Read the whole thing.

Posted by bill at 12:15 PM | Comments (0)

November 29, 2005

DEW Unto Others

Directed-Energy Weapons have arrived -- and, one can surmise, are here to stay. I have covered this topic at length before. The proliferation of these weapons seemed no less inevitable or troublesome this summer, and the asymmetry of warfare that's brought us IEDs and nightmares of dirty bombs in backpacks will only be exacerbated by the possibilities of infinitely-variable handheld lasers. Thank R&D for its own sake, and an industry that puts institutional inertia as top priority. But an open universe eventually includes every problem along with every profit.

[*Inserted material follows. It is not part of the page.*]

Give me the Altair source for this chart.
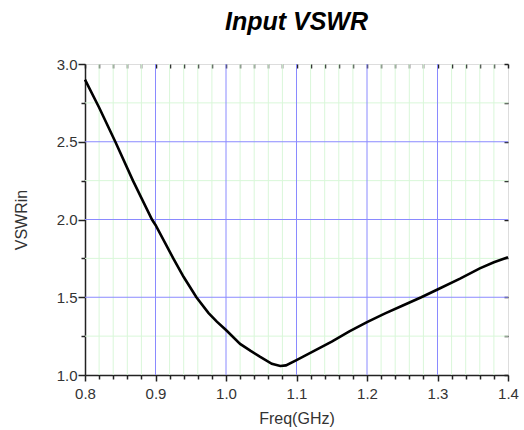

Posted by James G. Poulos at 11:37 AM | Comments (0)

September 28, 2005

Gun Rights? What gun rights?

With the barrage of stories coming out of NOLA in the past weeks, gun rights issues have been largely overlooked, despite an obscene record of government bullying and overreaching. This might someday see more attention, but until then at least we have a few notables like this, an important piece by David Workman. He writes:

A simple look at the aftermath of Hurricane Katrina reveals a disturbing chain of events that had the issue to do with anything but guns, there would have been an uproar in the media.
...
New Orleans police officials ignited this fire-storm by declaring that they would confiscate everybody's firearms. They didn't cite any statutory authority or emergency regulation -- they just did it. Why?
Because apparently that's the way that New Orleans Police Superintendent P. Edward Compass III wants it. His infuriating quote to The New York Times: "Only law enforcement are are allowed to have weapons."

This is a must-read if you care at all about individual rights. I wonder when the ACLU will get on board? Then again, what about the conservative bloggers? Powerline? Michelle Malkin? Maybe they've addressed this, but I haven't seen if if they have.